By  on February 13, 2009

Struggling California retailers face a temporary one cent sales tax increase as part of a deal to close the state’s $42 billion budget deficit and break a 14-week legislative deadlock.

The sales tax boost would be combined with a 5 percent surcharge on personal income tax, an increased gasoline levy and higher fees, as well as widespread spending cuts. The taxes would expire in two years, but voters could choose to extend them.

However, corporations that don’t have out-of-state facilities would receive a tax break. They would have the option of changing how they calculate their state taxes, choosing to be taxed on sales only, instead of a formula based on size of payroll, sales and California property they own.

Industry executives and economists said the spending agreement was positive news for the troubled economy of the most populous state and might have a slight trickle-down effect at the cash register.

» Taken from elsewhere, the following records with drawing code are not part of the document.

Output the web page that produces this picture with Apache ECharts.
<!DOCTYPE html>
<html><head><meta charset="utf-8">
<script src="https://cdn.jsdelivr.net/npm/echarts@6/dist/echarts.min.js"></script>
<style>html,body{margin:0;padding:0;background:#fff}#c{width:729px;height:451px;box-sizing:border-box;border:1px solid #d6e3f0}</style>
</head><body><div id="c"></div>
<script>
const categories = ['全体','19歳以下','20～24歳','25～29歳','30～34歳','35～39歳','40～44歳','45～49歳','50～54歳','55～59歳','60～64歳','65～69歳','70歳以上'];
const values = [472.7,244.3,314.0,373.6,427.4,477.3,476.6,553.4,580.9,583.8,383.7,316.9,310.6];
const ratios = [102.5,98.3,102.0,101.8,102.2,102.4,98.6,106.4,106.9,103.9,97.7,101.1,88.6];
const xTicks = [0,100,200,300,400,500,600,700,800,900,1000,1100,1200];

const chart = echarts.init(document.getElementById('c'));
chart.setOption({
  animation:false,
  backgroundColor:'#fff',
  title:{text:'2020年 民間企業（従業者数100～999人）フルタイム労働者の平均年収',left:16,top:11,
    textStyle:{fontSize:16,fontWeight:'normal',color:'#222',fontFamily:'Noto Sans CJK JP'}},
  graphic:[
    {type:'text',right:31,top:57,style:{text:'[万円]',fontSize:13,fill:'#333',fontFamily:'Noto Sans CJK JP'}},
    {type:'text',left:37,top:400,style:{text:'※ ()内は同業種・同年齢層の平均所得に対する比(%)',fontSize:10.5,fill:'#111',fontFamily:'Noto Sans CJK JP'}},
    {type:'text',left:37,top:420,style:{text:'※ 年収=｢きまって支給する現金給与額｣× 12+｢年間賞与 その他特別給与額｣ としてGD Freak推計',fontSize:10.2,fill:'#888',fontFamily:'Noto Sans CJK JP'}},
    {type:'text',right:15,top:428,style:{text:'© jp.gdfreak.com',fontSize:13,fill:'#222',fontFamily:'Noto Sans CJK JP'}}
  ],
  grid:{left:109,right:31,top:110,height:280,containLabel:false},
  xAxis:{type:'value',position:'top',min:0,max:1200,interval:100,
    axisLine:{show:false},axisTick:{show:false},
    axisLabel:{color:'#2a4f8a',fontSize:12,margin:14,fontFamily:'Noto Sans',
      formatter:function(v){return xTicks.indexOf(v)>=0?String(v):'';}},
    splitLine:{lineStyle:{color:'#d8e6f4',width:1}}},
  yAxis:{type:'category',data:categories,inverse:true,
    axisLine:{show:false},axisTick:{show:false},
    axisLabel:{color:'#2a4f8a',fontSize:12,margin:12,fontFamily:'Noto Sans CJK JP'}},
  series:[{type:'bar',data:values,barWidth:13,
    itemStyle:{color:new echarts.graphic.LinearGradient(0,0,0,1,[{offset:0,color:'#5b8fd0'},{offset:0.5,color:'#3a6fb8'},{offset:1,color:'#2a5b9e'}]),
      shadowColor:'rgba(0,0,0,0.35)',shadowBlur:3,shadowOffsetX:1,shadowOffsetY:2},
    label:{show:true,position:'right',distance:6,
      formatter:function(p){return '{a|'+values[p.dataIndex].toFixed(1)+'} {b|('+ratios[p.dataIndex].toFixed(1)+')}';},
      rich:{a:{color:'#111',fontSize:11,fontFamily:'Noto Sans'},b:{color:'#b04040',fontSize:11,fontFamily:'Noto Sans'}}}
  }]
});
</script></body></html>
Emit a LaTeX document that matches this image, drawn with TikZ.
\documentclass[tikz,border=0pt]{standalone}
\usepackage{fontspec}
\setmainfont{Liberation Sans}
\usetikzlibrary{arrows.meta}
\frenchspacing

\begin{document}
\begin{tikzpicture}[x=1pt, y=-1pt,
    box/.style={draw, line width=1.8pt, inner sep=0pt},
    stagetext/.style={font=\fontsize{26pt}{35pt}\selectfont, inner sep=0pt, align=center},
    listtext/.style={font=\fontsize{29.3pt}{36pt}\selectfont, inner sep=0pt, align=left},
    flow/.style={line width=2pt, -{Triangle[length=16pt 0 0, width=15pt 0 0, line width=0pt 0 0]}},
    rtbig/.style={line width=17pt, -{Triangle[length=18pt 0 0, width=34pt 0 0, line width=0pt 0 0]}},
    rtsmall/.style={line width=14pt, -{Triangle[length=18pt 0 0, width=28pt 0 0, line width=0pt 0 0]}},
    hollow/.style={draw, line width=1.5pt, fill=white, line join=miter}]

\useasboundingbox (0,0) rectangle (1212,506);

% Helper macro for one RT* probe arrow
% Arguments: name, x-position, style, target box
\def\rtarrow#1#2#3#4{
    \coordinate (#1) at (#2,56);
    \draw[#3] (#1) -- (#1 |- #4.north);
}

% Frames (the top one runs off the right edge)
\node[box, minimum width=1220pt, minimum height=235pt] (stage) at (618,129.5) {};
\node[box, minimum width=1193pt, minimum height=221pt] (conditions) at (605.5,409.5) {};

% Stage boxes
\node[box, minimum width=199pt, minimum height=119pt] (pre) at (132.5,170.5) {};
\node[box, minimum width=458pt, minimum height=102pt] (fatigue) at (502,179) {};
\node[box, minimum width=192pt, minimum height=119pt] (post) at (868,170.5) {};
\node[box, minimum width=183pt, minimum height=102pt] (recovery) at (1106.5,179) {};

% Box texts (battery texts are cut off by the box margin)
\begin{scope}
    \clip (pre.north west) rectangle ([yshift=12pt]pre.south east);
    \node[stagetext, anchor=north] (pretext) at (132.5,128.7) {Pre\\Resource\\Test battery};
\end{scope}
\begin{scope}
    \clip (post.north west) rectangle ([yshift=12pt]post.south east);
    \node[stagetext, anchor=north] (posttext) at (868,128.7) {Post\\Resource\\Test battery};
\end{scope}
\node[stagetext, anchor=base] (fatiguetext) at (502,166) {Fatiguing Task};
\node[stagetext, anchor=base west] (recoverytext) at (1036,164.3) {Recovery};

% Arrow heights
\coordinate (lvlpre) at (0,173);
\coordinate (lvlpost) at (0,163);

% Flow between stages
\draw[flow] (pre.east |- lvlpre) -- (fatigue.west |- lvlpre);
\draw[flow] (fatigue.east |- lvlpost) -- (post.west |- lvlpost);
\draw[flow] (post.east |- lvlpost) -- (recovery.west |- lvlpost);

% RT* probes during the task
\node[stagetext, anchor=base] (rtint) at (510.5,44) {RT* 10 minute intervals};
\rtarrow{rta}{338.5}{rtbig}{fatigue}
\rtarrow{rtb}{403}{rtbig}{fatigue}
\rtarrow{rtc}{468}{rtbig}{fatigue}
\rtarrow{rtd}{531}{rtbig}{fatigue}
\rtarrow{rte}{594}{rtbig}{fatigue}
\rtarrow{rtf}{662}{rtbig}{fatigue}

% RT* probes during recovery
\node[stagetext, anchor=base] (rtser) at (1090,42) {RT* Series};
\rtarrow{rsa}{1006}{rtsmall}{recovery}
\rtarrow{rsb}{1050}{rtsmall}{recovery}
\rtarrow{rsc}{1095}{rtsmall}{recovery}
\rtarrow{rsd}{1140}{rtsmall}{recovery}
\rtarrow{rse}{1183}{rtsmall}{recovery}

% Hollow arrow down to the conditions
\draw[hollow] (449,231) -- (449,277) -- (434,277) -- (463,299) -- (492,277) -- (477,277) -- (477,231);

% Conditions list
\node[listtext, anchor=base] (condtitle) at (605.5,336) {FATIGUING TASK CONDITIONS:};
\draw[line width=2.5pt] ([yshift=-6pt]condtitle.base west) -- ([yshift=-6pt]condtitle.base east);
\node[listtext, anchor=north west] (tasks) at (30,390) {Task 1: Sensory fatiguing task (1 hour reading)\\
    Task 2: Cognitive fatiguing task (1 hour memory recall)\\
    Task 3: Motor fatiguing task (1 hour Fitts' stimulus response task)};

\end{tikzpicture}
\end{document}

“Psychologically, just getting a deal signed will help,” said Ilse Metchek, executive director of the California Fashion Association. However, Metchek said the sales tax increase could also drive consumers to shop online, where sales from out-of-state retailers aren’t taxed.

California’s bond rating has fallen to last place nationally, which means the state is unable to easily borrow money to operate. State government workers are being furloughed without pay for two days a month, bridge and road construction has been halted and funds for schools and universities have been cut. The state has suspended tax refunds and payments to vendors. The unemployment rate is 9.3 percent.

“There’s been much chaos,” said Jack Kyser, senior vice president and chief economist with the Los Angeles Economic Development Corp. “With a budget agreement, at least there is some certainty, even though the solution is going to cause pain for consumers and businesses,”

The sales tax would rise to 9.75 percent in Los Angeles County, 8.75 percent in San Diego and 9.5 percent in San Francisco, which is considering another half-cent increase to close an estimated $576 million city budget deficit.

The federal government’s $789 billion economic stimulus plan could offset some of the cuts in the form of job-creating projects. However, Kyser said, “The economy will continue to struggle into 2010 and more budget problems will crop up.”

Jon Havemen, a partner in Beacon Economics in San Francisco, said a 1 cent increase in the sales tax would have a “negligible effect on consumer spending.”

“The issues facing retailers in this economy are so much more than a 1 cent increase in sales tax,” he said.

The legislature is expected to vote on the tax today.